## [What the task asks]
Gather up every line that includes the string "matplotlib".

━━━━━━━━━━━━━━━━━━━━━━━━━━━━━━

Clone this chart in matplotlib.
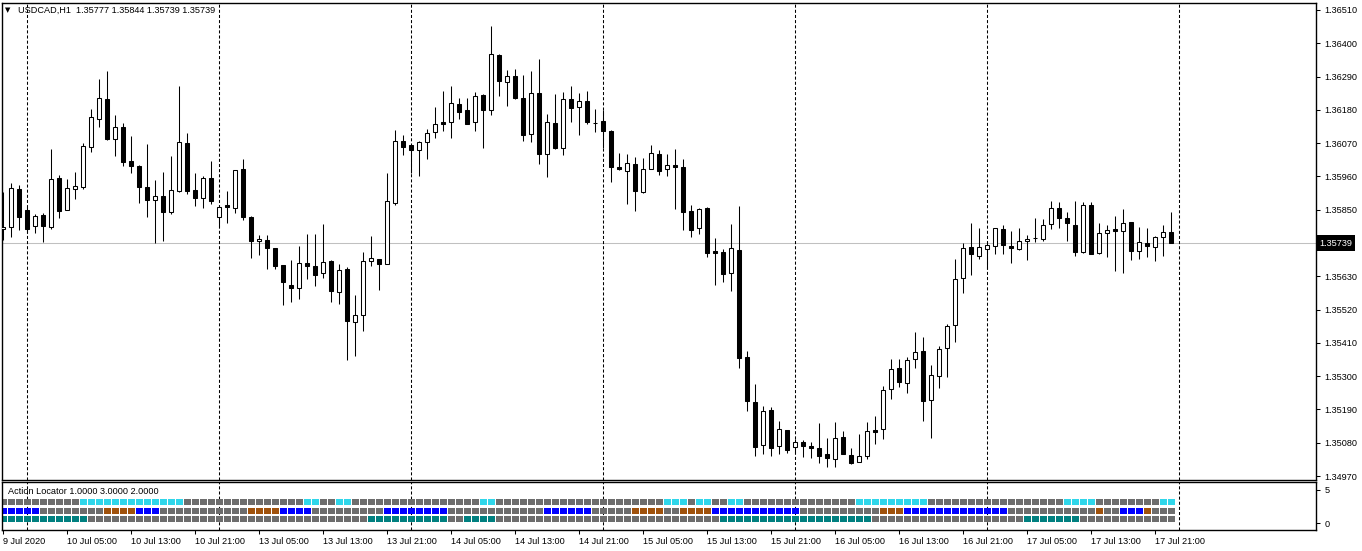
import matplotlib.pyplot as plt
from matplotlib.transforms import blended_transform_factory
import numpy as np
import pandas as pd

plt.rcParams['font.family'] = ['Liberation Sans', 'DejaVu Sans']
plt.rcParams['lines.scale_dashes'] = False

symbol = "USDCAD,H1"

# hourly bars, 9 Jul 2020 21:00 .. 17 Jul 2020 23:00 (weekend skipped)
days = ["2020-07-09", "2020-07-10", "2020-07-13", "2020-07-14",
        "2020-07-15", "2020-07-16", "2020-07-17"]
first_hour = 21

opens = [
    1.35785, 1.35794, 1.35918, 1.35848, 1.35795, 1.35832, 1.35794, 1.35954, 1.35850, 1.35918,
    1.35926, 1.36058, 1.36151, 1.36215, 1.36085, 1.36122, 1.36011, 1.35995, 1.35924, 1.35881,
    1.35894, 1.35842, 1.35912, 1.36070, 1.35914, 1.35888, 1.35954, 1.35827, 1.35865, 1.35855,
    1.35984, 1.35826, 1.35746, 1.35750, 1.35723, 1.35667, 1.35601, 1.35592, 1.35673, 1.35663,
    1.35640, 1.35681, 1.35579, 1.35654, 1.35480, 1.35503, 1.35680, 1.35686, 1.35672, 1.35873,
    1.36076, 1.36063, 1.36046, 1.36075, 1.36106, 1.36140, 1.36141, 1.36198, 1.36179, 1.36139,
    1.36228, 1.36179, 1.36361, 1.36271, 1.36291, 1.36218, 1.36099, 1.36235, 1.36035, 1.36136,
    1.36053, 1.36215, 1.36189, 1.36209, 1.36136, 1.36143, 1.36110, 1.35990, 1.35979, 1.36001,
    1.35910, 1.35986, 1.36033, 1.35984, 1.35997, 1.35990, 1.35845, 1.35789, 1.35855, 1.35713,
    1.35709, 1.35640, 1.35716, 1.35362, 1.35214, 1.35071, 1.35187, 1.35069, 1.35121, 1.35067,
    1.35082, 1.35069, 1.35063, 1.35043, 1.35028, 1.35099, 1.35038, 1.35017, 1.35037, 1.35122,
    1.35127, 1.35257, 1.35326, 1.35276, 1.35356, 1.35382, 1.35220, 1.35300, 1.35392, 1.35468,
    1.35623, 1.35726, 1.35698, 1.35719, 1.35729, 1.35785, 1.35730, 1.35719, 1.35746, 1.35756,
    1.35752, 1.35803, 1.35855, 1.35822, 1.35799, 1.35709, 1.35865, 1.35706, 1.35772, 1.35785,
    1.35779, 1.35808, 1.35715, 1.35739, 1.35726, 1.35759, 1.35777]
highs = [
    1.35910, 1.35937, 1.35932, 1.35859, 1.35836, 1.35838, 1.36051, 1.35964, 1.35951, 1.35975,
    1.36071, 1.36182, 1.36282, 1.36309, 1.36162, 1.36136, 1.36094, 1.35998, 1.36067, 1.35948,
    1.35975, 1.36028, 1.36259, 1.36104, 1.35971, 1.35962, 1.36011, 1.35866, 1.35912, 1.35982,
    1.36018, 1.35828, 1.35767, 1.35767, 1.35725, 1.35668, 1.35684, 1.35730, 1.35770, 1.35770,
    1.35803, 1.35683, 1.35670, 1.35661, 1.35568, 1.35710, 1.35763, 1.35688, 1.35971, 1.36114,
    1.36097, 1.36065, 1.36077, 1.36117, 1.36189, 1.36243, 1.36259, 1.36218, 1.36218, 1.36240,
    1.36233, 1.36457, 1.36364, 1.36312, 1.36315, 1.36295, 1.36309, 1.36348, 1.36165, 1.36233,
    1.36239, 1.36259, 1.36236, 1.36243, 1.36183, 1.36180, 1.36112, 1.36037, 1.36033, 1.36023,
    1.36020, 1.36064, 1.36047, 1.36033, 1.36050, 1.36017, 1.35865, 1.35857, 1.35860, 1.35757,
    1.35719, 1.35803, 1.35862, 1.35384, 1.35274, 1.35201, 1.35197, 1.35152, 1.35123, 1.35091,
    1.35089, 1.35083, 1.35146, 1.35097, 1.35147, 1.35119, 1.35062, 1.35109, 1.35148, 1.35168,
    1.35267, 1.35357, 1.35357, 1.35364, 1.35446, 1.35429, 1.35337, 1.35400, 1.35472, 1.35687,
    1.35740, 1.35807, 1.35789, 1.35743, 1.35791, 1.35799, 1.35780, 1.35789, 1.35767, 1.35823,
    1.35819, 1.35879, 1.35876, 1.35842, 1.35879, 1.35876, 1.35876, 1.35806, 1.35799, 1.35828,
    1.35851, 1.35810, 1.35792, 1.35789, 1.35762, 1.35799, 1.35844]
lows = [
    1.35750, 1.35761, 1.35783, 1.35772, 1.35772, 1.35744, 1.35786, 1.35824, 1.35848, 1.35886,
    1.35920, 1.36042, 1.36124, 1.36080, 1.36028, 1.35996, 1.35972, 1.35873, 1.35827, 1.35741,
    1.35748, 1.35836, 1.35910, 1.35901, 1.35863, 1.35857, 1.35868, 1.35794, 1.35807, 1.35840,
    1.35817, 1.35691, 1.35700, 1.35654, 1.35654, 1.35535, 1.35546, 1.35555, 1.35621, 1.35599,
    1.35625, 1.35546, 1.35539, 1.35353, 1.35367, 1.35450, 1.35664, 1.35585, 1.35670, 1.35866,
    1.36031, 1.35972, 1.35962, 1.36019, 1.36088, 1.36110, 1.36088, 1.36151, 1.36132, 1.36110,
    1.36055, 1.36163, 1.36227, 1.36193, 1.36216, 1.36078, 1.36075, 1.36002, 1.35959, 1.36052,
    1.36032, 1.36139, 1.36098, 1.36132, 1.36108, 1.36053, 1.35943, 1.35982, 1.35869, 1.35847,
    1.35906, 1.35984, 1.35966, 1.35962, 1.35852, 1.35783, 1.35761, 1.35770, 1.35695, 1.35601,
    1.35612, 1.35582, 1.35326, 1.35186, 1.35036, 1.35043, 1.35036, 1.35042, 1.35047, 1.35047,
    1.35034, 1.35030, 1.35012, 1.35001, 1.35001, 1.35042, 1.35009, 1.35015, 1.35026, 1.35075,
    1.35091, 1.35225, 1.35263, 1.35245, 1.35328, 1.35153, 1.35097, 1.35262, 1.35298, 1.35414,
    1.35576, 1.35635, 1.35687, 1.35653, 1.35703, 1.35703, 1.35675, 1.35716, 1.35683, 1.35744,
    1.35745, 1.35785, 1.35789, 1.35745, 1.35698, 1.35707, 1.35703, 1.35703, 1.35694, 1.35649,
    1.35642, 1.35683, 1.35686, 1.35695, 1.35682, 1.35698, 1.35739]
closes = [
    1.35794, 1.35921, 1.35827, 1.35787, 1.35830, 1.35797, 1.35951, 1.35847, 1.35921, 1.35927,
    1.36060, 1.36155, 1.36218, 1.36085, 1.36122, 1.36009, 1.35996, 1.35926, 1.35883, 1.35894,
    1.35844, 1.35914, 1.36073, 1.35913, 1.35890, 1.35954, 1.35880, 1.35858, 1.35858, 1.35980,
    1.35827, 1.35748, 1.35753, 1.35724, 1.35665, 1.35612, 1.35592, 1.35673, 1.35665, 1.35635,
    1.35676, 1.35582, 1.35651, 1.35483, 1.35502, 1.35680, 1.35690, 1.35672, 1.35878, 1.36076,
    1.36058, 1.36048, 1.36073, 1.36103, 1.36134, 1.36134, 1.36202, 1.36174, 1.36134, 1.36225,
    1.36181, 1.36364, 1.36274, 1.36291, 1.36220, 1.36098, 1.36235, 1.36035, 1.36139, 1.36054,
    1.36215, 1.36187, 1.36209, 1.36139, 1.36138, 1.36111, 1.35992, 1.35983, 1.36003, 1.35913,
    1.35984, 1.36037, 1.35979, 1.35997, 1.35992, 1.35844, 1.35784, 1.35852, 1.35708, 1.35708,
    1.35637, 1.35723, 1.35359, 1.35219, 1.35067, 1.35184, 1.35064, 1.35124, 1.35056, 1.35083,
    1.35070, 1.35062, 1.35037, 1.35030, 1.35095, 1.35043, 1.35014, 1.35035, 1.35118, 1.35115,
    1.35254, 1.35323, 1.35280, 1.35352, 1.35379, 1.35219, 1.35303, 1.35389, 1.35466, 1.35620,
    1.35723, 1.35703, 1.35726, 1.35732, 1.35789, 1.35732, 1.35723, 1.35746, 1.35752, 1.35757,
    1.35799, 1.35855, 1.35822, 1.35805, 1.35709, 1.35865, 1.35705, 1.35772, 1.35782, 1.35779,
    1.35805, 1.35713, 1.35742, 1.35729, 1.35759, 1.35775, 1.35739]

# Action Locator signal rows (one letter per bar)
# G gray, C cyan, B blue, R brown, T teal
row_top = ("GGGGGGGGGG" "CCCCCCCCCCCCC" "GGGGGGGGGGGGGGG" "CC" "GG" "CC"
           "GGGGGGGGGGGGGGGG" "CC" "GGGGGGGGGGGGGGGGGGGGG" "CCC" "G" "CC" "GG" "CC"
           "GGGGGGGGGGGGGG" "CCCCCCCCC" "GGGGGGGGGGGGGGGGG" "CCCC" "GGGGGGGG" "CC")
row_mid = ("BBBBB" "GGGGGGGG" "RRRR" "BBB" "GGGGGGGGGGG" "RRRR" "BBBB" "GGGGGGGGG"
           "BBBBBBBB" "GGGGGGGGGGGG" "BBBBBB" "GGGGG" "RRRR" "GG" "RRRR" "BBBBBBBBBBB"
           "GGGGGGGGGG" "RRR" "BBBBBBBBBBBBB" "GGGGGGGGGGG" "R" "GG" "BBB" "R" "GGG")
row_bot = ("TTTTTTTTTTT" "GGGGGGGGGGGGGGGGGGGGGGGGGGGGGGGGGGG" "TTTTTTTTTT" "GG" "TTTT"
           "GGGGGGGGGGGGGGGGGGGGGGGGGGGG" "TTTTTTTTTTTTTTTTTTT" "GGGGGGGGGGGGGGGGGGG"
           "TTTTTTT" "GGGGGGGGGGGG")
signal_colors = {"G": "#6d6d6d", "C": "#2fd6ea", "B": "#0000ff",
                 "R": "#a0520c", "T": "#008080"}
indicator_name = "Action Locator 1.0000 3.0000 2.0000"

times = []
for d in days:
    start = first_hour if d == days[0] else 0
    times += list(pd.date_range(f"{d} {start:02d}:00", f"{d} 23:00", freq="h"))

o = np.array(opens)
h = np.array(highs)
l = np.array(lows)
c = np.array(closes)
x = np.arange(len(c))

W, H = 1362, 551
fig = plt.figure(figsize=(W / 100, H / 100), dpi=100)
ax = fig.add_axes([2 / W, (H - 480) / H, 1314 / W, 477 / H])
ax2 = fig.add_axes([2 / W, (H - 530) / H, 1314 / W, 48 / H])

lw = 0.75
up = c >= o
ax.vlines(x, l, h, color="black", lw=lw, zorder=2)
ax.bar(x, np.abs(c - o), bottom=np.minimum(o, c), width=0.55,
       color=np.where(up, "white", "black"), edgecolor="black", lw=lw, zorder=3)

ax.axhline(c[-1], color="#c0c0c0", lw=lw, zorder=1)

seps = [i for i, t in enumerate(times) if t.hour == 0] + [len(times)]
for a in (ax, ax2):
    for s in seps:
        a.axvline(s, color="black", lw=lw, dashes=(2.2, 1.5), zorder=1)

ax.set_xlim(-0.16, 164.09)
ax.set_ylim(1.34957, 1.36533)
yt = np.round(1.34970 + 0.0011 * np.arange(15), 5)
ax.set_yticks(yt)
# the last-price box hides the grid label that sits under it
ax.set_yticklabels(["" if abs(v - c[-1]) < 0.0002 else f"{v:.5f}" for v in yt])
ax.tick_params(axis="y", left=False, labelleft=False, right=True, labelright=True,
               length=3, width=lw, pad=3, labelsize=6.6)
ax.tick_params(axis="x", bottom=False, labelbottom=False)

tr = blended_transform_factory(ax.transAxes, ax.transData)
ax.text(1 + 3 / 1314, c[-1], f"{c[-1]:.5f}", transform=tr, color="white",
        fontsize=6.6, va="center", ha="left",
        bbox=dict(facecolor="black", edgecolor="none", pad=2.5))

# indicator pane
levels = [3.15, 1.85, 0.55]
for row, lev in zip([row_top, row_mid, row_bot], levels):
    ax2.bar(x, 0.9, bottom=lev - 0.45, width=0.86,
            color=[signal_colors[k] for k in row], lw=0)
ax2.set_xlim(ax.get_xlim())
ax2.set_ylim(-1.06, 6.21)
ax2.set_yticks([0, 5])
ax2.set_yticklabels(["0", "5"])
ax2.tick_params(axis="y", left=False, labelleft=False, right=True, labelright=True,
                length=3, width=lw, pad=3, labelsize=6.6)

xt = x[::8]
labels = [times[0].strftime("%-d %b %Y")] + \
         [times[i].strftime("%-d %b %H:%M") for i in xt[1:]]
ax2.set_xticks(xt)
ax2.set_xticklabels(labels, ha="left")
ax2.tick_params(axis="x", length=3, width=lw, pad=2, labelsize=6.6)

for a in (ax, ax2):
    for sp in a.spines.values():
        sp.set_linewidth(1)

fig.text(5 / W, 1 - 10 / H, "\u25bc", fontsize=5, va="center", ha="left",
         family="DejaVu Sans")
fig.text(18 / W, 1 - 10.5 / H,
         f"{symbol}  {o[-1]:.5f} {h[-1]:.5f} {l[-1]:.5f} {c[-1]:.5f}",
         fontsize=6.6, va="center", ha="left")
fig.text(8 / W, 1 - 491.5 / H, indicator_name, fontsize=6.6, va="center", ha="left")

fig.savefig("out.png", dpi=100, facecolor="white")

━━━━━━━━━━━━━━━━━━━━━━━━━━━━━━

## [Reply]
Clone this chart in matplotlib.
import matplotlib.pyplot as plt
from matplotlib.transforms import blended_transform_factory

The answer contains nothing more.